10 useful or useless potty training gadgets, depending on who you ask.
If necessity is the mother of invention, then potty training is the mother lode. Kids "doing their business" is BIG business. There are a multitude of books, dvds, dolls and chairs to aid teaching your kids how to ditch the diapers. Here are 10 of the weirdest potty training gadgets we found:
|1) Potty Toddler Urinal|
Now little boys can pee just like daddy does with their own plastic urinal that flushes just like the real thing. To truly mimic the men's room experence, set up 7 or 8 of them in a room, invite some of your kid's friends over and make sure there's plenty of wet toilet paper all over floor!

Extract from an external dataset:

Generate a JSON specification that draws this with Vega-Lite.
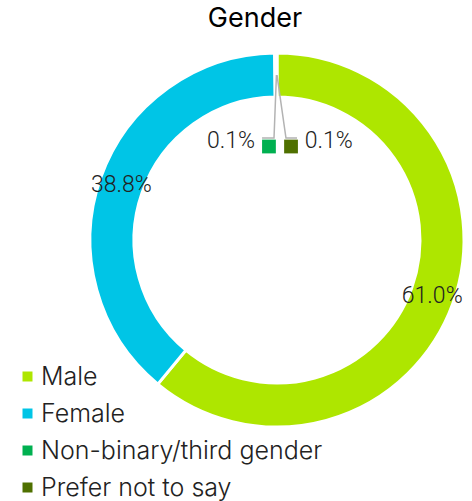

|2) Potty Chair In Noah's Ark Theme|
What genius came up with this idea? Do kids really hanker for a potty rocking chair with a bibilical theme? Actually, they might be on to something-- potty training is similar to being rained on with urine for 40 days and 40 nights.
|3) Potty Monkey|
This cuddly talking monkey alerts kids when he needs to pee. First he's nice about it, "I need to go potty. Let's go potty." But if kids ignore his pleas, he gets pissed. "Hey, take me to the potty now or I'll have an accident! Your kid better listen up and get him to the potty pronto, or he just may start hurling his feces all over your nice clean walls.

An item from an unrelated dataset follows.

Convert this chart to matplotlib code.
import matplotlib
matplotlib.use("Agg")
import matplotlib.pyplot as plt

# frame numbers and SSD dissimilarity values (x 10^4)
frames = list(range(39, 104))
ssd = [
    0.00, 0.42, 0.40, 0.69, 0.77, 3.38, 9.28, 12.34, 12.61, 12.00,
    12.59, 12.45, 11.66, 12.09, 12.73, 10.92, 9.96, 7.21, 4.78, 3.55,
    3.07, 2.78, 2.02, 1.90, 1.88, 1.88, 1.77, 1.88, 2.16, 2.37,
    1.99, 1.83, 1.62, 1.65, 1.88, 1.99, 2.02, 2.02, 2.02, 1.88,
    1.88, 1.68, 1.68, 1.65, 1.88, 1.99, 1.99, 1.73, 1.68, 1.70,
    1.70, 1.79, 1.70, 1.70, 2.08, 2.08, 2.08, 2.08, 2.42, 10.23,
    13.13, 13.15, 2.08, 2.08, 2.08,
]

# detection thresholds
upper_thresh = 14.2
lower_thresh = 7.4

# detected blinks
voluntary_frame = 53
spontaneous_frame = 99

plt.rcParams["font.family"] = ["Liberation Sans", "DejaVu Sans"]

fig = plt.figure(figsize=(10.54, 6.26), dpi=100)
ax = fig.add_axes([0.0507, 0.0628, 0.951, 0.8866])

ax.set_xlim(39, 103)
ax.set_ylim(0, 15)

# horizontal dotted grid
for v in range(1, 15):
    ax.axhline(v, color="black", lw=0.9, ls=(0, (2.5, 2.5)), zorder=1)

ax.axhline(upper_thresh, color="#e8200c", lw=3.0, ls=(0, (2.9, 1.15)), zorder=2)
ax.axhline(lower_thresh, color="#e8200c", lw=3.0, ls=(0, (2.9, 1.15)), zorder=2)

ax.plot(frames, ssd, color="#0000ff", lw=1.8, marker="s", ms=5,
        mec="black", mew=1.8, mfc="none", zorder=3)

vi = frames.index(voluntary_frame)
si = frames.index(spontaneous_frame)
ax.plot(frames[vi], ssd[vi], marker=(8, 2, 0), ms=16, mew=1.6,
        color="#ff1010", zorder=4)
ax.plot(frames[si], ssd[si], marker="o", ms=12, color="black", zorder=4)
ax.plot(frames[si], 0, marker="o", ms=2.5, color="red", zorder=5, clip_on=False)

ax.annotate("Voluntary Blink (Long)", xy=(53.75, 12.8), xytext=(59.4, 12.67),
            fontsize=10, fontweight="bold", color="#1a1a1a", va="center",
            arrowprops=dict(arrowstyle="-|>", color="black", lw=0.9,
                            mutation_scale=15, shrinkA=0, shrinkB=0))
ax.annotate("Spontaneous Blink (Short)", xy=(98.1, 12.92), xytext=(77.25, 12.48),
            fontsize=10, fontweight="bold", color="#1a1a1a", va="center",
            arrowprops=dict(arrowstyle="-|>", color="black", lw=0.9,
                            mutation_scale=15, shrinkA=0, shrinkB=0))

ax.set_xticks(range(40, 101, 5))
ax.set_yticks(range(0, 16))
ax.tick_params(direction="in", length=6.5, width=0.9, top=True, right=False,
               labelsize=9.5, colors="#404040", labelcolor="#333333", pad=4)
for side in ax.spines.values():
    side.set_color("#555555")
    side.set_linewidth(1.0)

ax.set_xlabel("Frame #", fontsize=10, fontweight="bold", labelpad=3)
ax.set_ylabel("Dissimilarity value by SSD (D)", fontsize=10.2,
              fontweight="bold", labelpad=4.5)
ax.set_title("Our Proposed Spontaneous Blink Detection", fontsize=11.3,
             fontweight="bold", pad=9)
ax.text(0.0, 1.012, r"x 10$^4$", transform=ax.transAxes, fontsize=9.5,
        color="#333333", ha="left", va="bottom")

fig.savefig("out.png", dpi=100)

|4) It's a Party!! It's a Potty Party!! |
Finally, a way to guarantee your kid's going to grow up to be a spoiled brat. Throw her a party as a reward for using the potty! That way, by the precedent you set, she will always think she deserves a party for such feats as brushing her teeth, tying her shoes and later, for not getting knocked up.
|5) Potty Mate |
This product was solely inspired by mom-guilt. Busy moms without enough time to praise their toddler for going 'pee pee on the potty' can record their voice and let a roll of toilet paper tell them instead.The company offers some sample messages:
* "Dan, I am so happy to see you're going potty".

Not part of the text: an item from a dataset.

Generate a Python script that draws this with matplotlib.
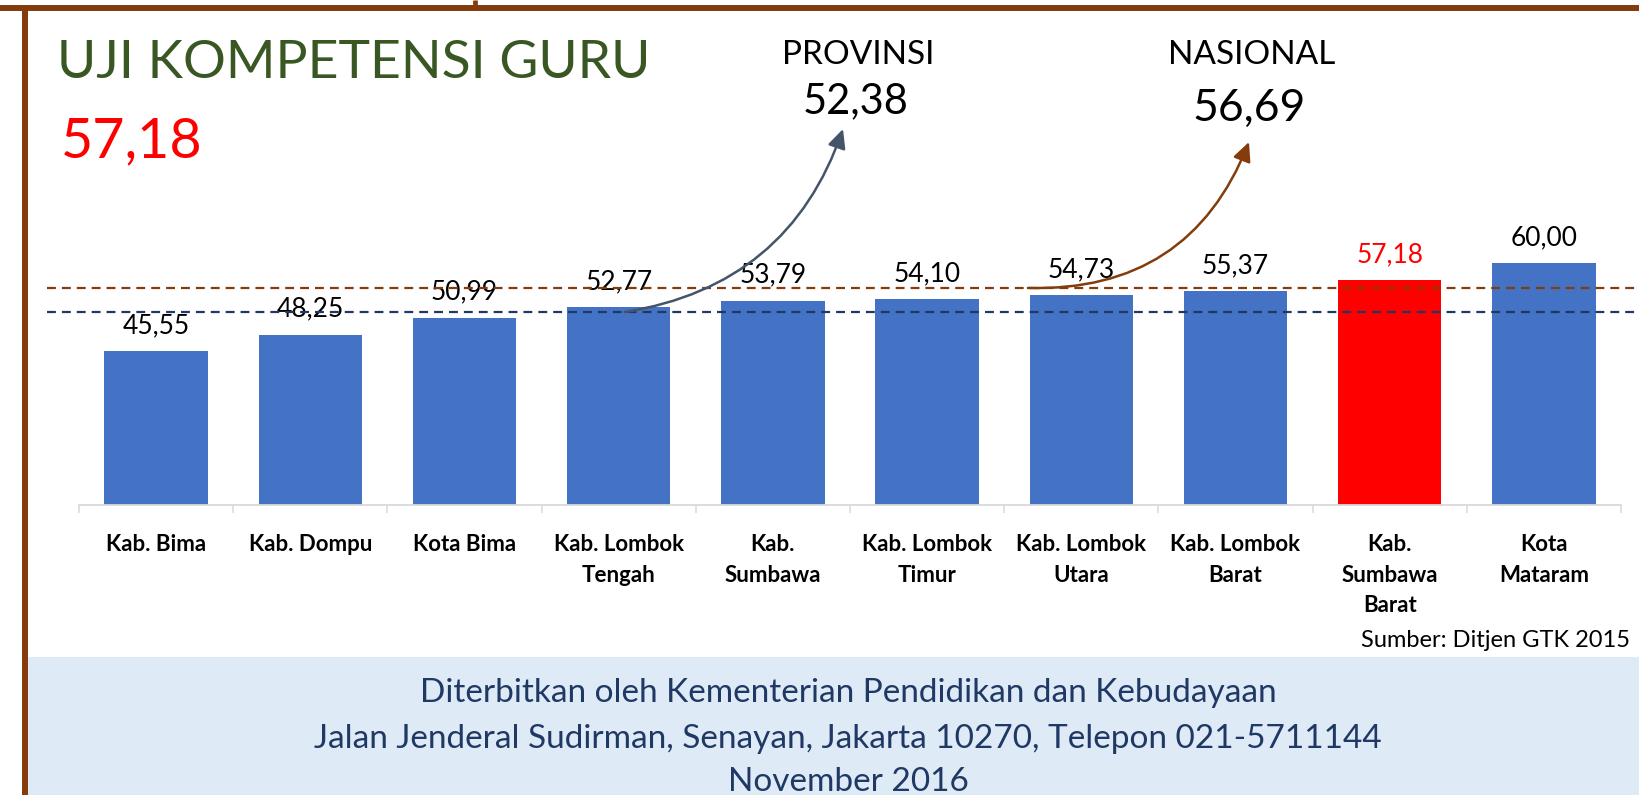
import numpy as np
import matplotlib
matplotlib.use("Agg")
import matplotlib.pyplot as plt
from matplotlib.patches import Rectangle
from matplotlib.lines import Line2D

plt.rcParams['font.family'] = ['Lato', 'DejaVu Sans']

# data
regions = ["Kab. Bima", "Kab. Dompu", "Kota Bima", "Kab. Lombok\nTengah",
           "Kab.\nSumbawa", "Kab. Lombok\nTimur", "Kab. Lombok\nUtara",
           "Kab. Lombok\nBarat", "Kab.\nSumbawa\nBarat", "Kota\nMataram"]
scores = [45.55, 48.25, 50.99, 52.77, 53.79, 54.10, 54.73, 55.37, 57.18, 60.00]
highlight = "Kab.\nSumbawa\nBarat"
own_score = "57,18"
provinsi = "52,38"
nasional = "56,69"
# dashed reference lines, levels as drawn in the picture
provinsi_line = 51.95
nasional_line = 55.9

footer = ["Diterbitkan oleh Kementerian Pendidikan dan Kebudayaan",
          "Jalan Jenderal Sudirman, Senayan, Jakarta 10270, Telepon 021-5711144",
          "November 2016"]

BLUE = "#4472C4"
RED = "#FF0000"
BROWN = "#843C0C"
NAVY = "#203864"
SLATE = "#44546A"

W, H = 1640, 795
fig = plt.figure(figsize=(W / 100, H / 100), dpi=100)


def fx(px):
    return px / W


def fy(py):
    return 1 - py / H


# footer band and frame
fig.add_artist(Rectangle((fx(25), 0), 1 - fx(25), (H - 657) / H,
                         transform=fig.transFigure, facecolor="#DEEBF7",
                         edgecolor="none", zorder=0))
fig.add_artist(Line2D([0, 1], [fy(8), fy(8)], transform=fig.transFigure,
                      color=BROWN, lw=4.3, solid_capstyle="butt"))
fig.add_artist(Line2D([fx(25), fx(25)], [fy(8), 0], transform=fig.transFigure,
                      color=BROWN, lw=4.3, solid_capstyle="butt"))
fig.add_artist(Line2D([fx(475.5), fx(475.5)], [1, fy(8)], transform=fig.transFigure,
                      color=BROWN, lw=3.4, solid_capstyle="butt"))

ax = fig.add_axes([fx(79), fy(505), fx(1621) - fx(79), (505 - 100) / H])
ax.patch.set_alpha(0)
x = np.arange(len(regions))
colors = [RED if r == highlight else BLUE for r in regions]
ax.bar(x, scores, width=0.67, color=colors, zorder=2)
ax.set_xlim(-0.5, len(regions) - 0.5)
ax.set_ylim(20.26, 86.76)

for xi, v, r in zip(x, scores, regions):
    ax.annotate(f"{v:.2f}".replace(".", ","), (xi, v), xytext=(0, 13),
                textcoords="offset points", ha="center", va="baseline",
                fontsize=19, color=RED if r == highlight else "black", zorder=3)

for lvl, col in [(nasional_line, BROWN), (provinsi_line, NAVY)]:
    ax.plot([-0.0208, 1.0123], [lvl, lvl], transform=ax.get_yaxis_transform(),
            clip_on=False, color=col, lw=1.6, dashes=(4, 2.7), zorder=4)

ax.set_xticks(x, regions, fontsize=16, fontweight="bold", linespacing=1.55)
ax.tick_params(axis="x", which="major", length=0, pad=21)
ax.set_xticks(np.arange(-0.5, len(regions)), minor=True)
ax.tick_params(axis="x", which="minor", length=5.8, width=1.1, color="#D9D9D9")
ax.set_yticks([])
for s in ["left", "top", "right"]:
    ax.spines[s].set_visible(False)
ax.spines["bottom"].set_color("#D9D9D9")
ax.spines["bottom"].set_linewidth(1.3)

# curved arrows to the averages
i_prov = regions.index("Kab. Lombok\nTengah")
i_nas = regions.index("Kab. Lombok\nUtara")
ax.annotate("", xy=(fx(843), fy(129)), xycoords="figure fraction",
            xytext=(i_prov + 0.04, provinsi_line), textcoords="data",
            arrowprops=dict(arrowstyle="-|>,head_length=0.82,head_width=0.39",
                            mutation_scale=14, color=SLATE, lw=1.8,
                            shrinkA=0, shrinkB=0,
                            connectionstyle="arc3,rad=0.3"), zorder=5)
ax.annotate("", xy=(fx(1249), fy(142)), xycoords="figure fraction",
            xytext=(i_nas - 0.346, nasional_line), textcoords="data",
            arrowprops=dict(arrowstyle="-|>,head_length=0.82,head_width=0.39",
                            mutation_scale=14, color=BROWN, lw=1.8,
                            shrinkA=0, shrinkB=0,
                            connectionstyle="arc3,rad=0.35"), zorder=5)

# texts
fig.text(fx(57), fy(78), "UJI KOMPETENSI GURU", fontsize=38.5, color="#385723",
         va="baseline", ha="left")
fig.text(fx(61), fy(157), own_score, fontsize=40, color=RED, va="baseline")
fig.text(fx(858), fy(64), "PROVINSI", fontsize=24, ha="center", va="baseline")
fig.text(fx(856), fy(113), provinsi, fontsize=30, ha="center", va="baseline")
fig.text(fx(1252), fy(64), "NASIONAL", fontsize=24, ha="center", va="baseline")
fig.text(fx(1249), fy(121), nasional, fontsize=32, ha="center", va="baseline")
fig.text(fx(1630), fy(647), "Sumber: Ditjen GTK 2015", fontsize=17,
         ha="right", va="baseline")
for line, base in zip(footer, [702, 748, 791]):
    fig.text(fx(848), fy(base), line, fontsize=24, color=NAVY,
             ha="center", va="baseline")

fig.savefig("out.png", dpi=100)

* "You can flush the toilet now."
We offer our own:
*"Liam, why are you talking to a roll of toilet paper? Are we going to have to commit you to a mental institution?"
|6) Potty Targets|
"They look like real targets so they can make potty training fun," says the product description. Kids take aim at what looks like a happy little drop of pee. Hopefully after mastering this, your little guy won't ask if he can have his own gun for some real target practice.
|7) Potty Watch|
A watch reminds your toddler to go potty in 30, 60, and 90 minute intervals. The product info on its Web site claims "It takes care of the job of potty training for you! "Really? It mops up accidents and rinses out potty seats?
|9) Piddlers Toilet Targets |
More than anything, you gotta love the name of these toilet training targets for boys. One problem: They look disturbingly similar to delicious candy.
|8) The Tinkle Timer|
Guess kids today won't tolerate a boring old egg timer, so mom and dad have to shell out cash to get a new fangled gizmo called a "Tinkle Timer." The timer tells kids exactly how long they need to sit on the potty. Not to be confused with a time out.
|10) The Riding Potty Chair |
Hey, when kids have an accident during potty training, just tell 'em to get back on the horse, or the whatever this is supposed to be. Seems to us potty chairs shouldn't be easily confused with an amusment park ride.